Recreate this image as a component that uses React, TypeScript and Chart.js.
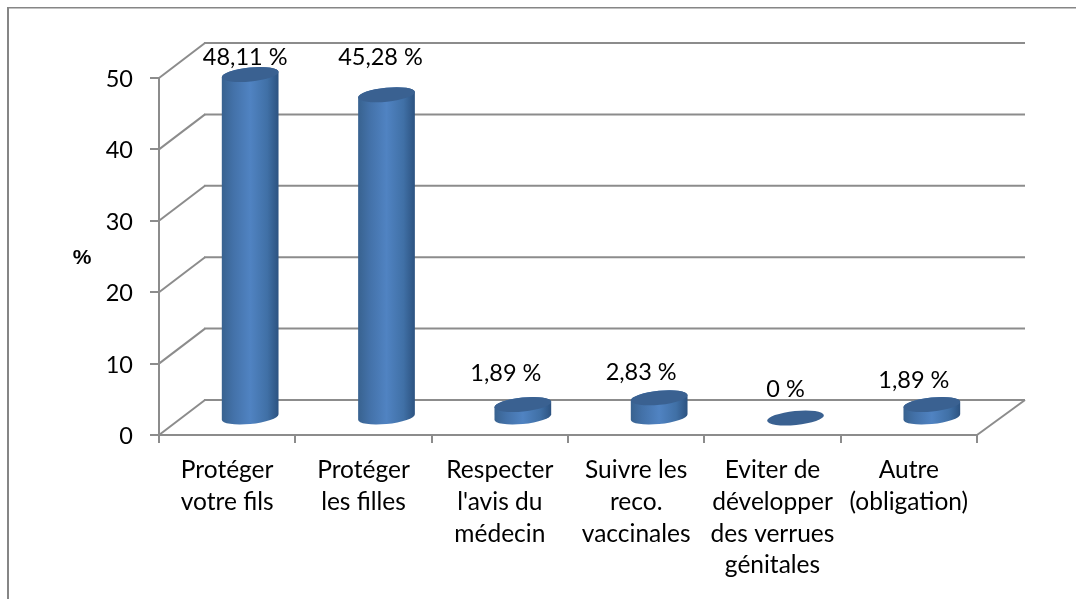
---
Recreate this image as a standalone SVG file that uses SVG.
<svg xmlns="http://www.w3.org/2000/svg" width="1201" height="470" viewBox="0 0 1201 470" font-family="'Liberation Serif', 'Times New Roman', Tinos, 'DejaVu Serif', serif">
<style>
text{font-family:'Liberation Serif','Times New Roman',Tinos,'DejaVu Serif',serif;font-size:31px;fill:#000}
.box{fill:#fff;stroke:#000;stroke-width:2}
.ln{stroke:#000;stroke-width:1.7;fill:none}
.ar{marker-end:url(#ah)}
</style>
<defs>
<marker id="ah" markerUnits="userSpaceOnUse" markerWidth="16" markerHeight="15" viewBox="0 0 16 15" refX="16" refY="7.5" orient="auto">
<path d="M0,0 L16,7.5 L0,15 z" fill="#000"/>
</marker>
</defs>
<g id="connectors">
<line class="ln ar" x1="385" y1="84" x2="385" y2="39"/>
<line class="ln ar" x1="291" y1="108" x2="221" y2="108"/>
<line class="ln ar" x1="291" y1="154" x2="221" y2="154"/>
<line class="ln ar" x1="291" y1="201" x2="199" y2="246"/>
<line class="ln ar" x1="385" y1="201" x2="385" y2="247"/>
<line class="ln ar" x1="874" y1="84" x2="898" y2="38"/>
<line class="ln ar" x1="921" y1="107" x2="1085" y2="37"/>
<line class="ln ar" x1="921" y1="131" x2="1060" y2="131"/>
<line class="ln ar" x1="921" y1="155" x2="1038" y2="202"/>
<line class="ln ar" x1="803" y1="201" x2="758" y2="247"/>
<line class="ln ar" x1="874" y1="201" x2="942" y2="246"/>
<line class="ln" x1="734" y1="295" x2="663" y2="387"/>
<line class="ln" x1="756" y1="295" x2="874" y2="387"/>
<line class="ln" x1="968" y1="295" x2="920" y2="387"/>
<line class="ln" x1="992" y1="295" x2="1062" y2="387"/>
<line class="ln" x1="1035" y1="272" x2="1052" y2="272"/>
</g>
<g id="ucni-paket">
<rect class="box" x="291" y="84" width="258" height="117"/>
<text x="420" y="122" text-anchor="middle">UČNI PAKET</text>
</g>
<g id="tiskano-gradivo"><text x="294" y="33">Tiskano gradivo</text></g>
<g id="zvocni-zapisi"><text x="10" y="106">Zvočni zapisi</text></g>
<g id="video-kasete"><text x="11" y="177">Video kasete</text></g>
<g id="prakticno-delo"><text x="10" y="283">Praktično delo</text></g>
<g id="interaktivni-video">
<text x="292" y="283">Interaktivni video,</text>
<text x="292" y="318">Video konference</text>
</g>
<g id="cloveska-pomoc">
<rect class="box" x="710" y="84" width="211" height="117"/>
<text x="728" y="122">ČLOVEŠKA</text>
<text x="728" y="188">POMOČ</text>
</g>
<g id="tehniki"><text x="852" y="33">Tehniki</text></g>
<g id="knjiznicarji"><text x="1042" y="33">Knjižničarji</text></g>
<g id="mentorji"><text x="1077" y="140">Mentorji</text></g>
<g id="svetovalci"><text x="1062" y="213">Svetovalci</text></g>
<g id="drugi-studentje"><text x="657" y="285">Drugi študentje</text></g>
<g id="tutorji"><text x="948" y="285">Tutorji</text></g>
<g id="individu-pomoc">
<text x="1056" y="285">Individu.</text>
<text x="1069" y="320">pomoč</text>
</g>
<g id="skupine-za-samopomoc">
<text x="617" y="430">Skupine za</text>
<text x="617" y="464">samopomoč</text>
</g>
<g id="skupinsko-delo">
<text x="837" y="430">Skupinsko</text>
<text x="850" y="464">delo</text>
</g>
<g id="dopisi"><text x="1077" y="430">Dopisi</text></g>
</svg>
--
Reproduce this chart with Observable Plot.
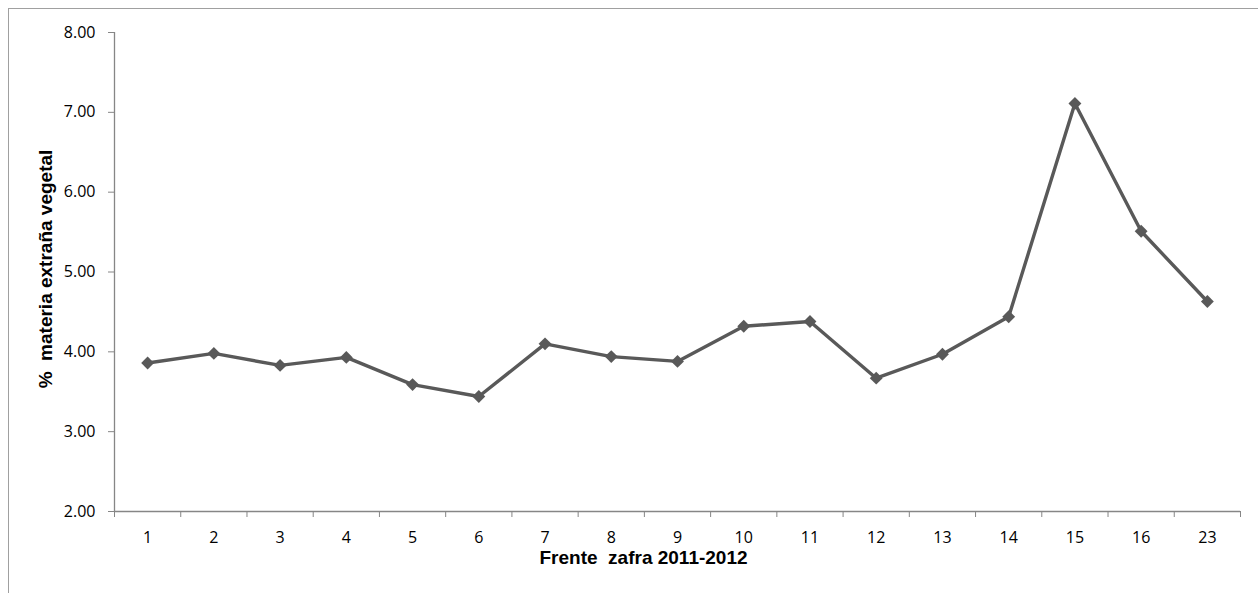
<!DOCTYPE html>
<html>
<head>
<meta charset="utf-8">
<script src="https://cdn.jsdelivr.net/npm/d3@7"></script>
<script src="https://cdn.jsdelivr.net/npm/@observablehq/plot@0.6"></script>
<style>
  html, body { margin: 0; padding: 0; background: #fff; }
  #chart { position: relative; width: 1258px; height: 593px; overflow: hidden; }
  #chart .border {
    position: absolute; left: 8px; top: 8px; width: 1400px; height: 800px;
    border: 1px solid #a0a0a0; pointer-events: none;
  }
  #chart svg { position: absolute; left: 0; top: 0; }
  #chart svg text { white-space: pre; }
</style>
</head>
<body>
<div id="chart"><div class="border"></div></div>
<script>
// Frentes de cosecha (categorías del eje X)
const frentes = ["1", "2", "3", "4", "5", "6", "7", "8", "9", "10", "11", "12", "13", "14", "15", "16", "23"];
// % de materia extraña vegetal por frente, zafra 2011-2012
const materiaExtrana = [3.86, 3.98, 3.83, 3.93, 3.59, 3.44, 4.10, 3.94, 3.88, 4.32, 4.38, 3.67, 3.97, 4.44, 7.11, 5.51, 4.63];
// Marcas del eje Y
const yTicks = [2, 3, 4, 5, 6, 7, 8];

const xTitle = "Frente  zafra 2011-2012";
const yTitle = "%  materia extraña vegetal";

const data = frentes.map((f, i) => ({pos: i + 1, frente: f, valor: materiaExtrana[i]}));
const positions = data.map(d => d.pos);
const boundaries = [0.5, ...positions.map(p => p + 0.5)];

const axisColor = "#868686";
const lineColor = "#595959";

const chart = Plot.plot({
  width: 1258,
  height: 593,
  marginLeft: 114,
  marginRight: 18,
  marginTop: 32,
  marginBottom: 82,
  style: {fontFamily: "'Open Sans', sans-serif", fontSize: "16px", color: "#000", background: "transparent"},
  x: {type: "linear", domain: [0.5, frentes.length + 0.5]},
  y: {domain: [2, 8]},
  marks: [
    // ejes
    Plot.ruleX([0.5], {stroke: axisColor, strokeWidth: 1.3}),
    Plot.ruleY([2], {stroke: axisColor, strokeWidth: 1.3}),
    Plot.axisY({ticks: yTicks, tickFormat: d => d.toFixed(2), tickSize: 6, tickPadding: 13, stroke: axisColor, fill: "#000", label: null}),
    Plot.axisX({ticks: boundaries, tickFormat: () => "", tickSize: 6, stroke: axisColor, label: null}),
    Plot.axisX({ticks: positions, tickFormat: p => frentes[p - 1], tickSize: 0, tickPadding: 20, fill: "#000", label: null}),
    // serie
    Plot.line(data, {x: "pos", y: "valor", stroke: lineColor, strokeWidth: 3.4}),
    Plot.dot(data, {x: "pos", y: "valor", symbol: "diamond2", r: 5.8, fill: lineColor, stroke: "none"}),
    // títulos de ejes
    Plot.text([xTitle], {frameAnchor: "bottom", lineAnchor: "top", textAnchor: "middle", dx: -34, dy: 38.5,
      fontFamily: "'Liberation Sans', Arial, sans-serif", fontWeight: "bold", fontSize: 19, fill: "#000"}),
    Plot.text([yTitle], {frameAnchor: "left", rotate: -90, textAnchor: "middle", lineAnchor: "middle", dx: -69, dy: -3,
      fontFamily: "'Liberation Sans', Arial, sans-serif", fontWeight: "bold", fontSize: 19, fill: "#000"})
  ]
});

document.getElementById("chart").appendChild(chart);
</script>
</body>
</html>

-- EXERCISE DESCRIPTION --
Copy every line that includes the string "Recreate" from the material above.

-- RESULT OF THIS EXERCISE --
Recreate this image as a component that uses React, TypeScript and Chart.js.
Recreate this image as a standalone SVG file that uses SVG.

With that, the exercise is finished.